* TASK BRIEF
Below are records; state how many of their lines hold the word "chart", and give only the figure.

* ENTRIES SUPPLIED
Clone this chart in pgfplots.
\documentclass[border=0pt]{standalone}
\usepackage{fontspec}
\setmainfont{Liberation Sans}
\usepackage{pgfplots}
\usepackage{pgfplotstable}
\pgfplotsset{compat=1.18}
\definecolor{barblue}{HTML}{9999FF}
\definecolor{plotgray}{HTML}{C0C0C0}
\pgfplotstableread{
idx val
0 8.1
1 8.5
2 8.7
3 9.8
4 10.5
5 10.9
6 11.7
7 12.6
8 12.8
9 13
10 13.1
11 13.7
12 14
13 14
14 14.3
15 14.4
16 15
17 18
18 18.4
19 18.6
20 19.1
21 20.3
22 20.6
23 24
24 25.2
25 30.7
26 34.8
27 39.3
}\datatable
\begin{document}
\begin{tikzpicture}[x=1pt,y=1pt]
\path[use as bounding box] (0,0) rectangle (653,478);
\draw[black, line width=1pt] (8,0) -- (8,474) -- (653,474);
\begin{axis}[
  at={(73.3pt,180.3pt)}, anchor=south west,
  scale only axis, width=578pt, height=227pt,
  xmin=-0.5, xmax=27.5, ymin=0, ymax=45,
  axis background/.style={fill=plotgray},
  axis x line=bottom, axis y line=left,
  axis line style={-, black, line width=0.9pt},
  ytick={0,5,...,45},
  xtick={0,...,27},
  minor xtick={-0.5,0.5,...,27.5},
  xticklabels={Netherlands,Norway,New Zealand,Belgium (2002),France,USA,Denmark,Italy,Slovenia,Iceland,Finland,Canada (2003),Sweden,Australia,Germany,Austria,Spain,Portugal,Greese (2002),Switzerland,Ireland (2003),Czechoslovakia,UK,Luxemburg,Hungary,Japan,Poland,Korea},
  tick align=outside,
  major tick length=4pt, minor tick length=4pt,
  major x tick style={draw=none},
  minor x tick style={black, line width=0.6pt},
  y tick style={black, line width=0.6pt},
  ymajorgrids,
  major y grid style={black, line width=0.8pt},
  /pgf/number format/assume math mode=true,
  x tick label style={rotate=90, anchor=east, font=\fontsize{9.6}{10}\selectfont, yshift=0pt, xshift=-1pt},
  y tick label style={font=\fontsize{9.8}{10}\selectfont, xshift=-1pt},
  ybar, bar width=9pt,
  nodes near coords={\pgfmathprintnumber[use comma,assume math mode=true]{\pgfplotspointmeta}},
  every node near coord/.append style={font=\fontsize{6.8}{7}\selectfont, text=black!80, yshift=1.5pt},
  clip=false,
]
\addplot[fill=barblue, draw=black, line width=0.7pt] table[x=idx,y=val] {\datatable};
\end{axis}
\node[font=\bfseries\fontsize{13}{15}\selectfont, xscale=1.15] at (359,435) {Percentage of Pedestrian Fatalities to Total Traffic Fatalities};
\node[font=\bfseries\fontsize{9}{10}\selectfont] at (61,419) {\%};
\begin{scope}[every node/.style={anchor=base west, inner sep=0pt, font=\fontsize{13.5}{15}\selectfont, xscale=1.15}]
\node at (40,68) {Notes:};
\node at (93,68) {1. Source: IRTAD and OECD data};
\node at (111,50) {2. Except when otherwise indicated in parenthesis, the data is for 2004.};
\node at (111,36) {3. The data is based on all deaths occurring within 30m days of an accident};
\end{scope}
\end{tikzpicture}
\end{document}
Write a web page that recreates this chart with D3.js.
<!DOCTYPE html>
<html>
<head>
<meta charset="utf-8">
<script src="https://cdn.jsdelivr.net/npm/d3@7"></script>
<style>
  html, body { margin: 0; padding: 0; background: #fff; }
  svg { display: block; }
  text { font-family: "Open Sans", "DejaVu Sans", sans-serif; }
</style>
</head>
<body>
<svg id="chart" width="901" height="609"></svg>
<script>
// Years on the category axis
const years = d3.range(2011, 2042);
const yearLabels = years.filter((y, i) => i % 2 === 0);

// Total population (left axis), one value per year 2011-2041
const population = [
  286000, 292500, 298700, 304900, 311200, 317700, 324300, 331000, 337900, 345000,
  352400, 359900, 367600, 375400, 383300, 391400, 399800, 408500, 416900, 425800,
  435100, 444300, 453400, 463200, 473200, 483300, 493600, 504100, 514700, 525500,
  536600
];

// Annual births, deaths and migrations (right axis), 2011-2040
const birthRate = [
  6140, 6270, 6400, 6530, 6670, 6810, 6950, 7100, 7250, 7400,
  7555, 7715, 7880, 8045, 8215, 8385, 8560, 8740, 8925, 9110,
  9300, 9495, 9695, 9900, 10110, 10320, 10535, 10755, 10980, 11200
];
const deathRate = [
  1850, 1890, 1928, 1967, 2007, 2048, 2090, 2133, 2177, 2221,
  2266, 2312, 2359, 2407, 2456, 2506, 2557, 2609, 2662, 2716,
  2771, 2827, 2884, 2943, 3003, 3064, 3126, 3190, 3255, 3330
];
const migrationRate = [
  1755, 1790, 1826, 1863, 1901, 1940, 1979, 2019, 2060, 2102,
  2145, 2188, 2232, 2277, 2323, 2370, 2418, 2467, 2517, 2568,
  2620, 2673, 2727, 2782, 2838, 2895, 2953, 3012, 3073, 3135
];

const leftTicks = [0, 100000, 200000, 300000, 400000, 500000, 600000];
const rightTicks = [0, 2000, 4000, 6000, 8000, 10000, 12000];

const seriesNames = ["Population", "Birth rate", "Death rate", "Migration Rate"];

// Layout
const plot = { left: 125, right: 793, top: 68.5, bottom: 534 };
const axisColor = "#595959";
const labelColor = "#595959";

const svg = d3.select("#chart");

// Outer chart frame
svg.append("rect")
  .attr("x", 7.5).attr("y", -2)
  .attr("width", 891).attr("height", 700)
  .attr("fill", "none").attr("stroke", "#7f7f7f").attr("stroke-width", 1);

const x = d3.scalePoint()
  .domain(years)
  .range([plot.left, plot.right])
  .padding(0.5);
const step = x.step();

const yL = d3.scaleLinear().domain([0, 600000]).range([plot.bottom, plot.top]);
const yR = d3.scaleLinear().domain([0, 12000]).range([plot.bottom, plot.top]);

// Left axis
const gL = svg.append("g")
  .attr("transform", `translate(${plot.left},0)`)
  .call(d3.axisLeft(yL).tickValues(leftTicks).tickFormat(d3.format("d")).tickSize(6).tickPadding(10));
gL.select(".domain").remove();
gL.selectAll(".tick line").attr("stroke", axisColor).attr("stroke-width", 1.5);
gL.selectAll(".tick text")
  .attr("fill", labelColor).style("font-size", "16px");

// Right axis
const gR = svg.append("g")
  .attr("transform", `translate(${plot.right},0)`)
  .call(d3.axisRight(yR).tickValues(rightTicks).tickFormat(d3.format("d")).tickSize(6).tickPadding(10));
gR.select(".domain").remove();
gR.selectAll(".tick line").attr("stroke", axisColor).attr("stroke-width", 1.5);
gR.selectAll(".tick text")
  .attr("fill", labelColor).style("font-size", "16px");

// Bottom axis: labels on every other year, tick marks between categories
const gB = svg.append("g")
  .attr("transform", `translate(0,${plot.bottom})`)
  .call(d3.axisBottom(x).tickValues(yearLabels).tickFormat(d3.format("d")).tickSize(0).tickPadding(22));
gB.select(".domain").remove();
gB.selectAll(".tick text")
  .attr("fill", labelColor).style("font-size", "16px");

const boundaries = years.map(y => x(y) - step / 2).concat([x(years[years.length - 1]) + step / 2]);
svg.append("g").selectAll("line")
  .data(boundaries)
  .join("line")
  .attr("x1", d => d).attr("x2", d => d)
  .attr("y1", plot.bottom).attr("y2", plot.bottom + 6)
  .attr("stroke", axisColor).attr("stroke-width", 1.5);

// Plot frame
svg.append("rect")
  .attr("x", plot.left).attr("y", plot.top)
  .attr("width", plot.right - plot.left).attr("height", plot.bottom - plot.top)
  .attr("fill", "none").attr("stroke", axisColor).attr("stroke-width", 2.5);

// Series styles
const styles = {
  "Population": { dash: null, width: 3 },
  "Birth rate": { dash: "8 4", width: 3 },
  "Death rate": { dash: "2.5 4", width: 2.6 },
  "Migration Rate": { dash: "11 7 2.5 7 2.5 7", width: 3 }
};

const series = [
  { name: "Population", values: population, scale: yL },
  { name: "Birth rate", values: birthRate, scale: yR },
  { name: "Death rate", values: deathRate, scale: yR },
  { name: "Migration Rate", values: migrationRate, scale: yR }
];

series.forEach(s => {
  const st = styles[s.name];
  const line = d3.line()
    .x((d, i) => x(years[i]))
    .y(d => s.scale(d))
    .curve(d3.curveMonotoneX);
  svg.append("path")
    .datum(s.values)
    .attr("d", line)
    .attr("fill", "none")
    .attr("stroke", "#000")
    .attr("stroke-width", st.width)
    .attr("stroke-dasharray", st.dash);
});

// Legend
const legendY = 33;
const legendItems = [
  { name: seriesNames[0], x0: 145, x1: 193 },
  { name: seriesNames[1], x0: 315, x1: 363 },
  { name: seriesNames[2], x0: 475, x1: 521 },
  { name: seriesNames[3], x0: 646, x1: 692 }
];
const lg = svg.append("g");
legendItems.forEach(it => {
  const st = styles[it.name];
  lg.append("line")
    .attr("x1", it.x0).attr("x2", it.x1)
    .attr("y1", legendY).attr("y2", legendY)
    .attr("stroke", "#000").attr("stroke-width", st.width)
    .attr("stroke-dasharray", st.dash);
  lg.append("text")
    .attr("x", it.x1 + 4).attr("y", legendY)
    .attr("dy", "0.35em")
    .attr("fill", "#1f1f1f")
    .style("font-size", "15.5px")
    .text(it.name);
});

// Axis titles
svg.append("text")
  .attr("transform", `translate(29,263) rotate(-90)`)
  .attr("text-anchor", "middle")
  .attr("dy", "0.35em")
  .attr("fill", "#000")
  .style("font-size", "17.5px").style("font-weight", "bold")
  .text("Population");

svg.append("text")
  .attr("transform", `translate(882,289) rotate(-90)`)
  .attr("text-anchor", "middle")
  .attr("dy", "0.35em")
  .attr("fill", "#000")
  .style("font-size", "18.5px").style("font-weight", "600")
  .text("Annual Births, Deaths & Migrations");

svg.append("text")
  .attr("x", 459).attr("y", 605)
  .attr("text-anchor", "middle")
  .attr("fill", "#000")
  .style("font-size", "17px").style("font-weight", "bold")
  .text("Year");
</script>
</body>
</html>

* WRITTEN SOLUTION
5